Friday, February 06, 2009


PlywoodHot on the heals of the insulation comes the plywood cladding.

The insulation is very soft, and easily damaged, so getting the plywood cladding on quickly is fairly essential.

This is going to take a while, especially with all the fittings etc. to work around.

At least with the insulation I could just hack my way round. The ply though, needs to be done with some finesse as messes will be all to visible to all and sundry.


  1. Anonymous2:51 PM

    Can you talk a little about what sort of insulation you're using, how you've attached it, what the plywood veneer is and how that is attached?

    At a guess you're using rigid fibreglass panels and you've cemented them directly to the hull/bulkhead/deckhead. What are you using to cement them? How are you applying it? I've also seen what looks like bubble-wrap style polythene roll insulation. Any reason you use one versus the other type?

    What precautions do you have to take to ensure there is a continuous vapour barrier over the insulation? Do you tape the seams between the panels? Are there any provisions for access to the hull behind panels installed this way, or do you avoid these on the hull?

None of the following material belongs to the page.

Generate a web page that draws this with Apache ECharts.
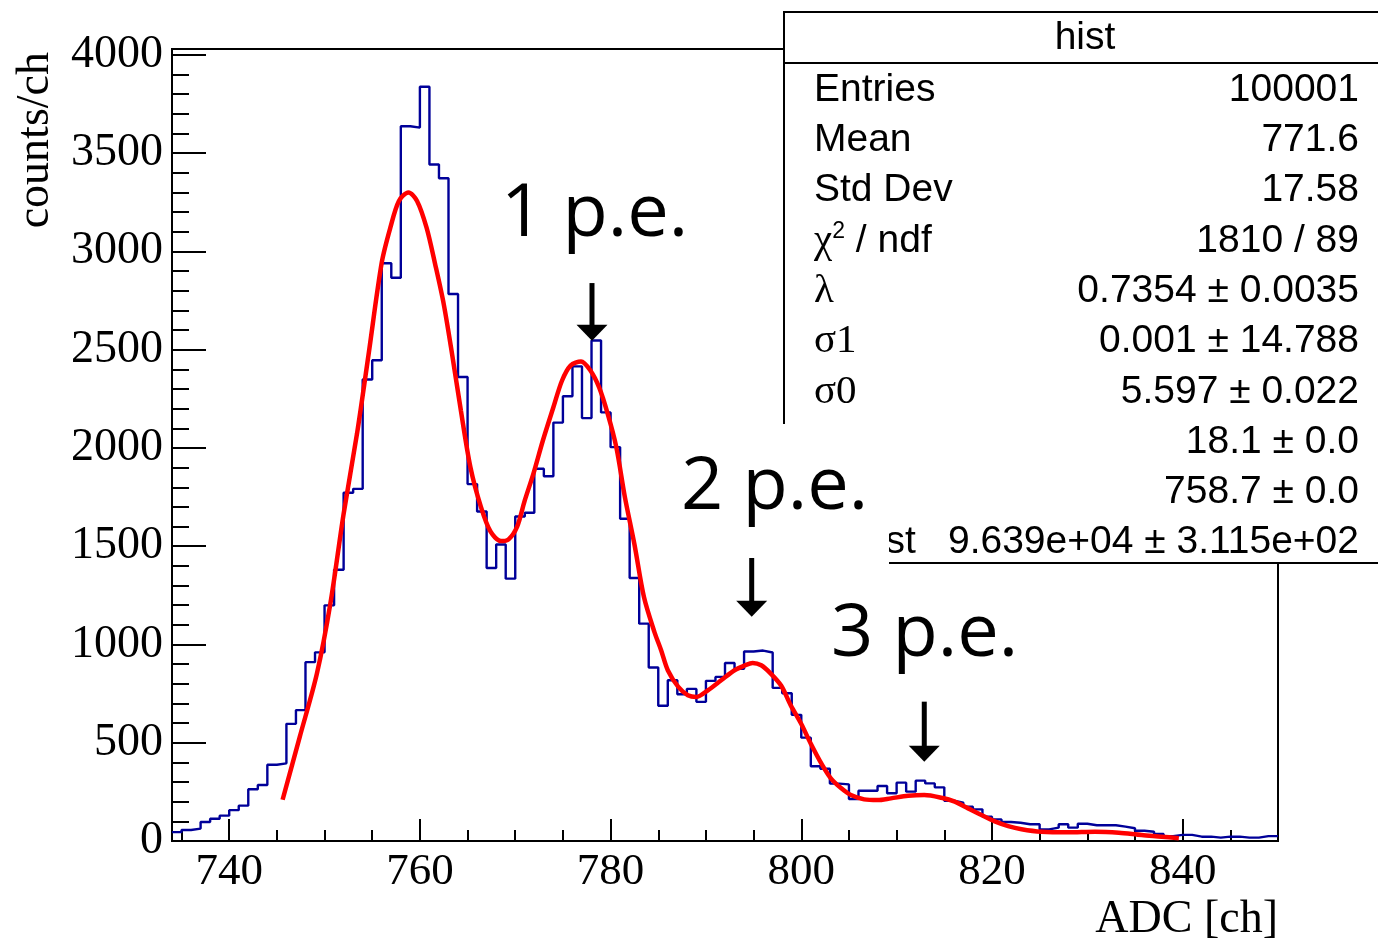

    It looks like the plywood is 3mm paneling. At a guess you're cementing that either directly to the steel bulkhead or to the fibreglass panel. Are you using the same type of cement and application method?

    Is this all a well-accepted technique for finishing interior spaces in a ship, or is this something you've invented yourself?


  2. Anonymous3:12 PM

    Is that paneling luan? If so you will have to watch out for moisture as luan plywood is notorious for delaminating at the vaguest hint of moisture.

  3. Hi there

    I'm not worried about de-lamination. The ply will be painted with PVA, then gloss paint, so the moisture should, pretty much, be kept out.



  4. Hi Anonymous - I did a post with a bit more info on this today, hope you find it useful.